Invoice Documents
Starting with Aiviro version 3.28.0, we’ve introduced an improved invoice processing system that makes extracting data from invoices simpler and more powerful than ever.
Action
- class aiviro.actions.documents.ProcessInvoice(filepath: Path | str, customer_order_number_format: str = '', vendor_order_number_format: str = '')
Process invoice documents and extract structured data.

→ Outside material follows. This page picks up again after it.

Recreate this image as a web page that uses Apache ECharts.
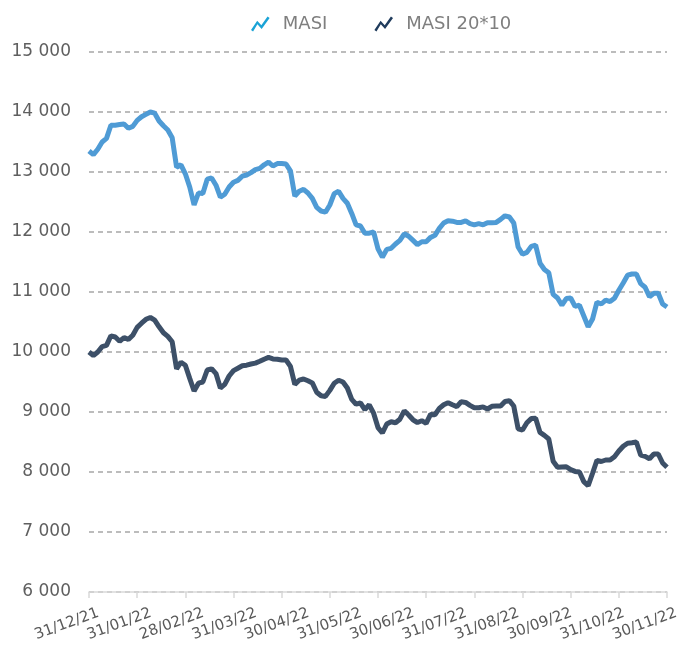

This action processes PDF invoice documents and returns a structured DocumentInvoiceV2 object containing comprehensive information including vendor details, customer data, line items, payment information, and more.
- Parameters:
filepath – Path to the invoice PDF file to process
customer_order_number_format – Format hint for the customer order number field (max 128 chars).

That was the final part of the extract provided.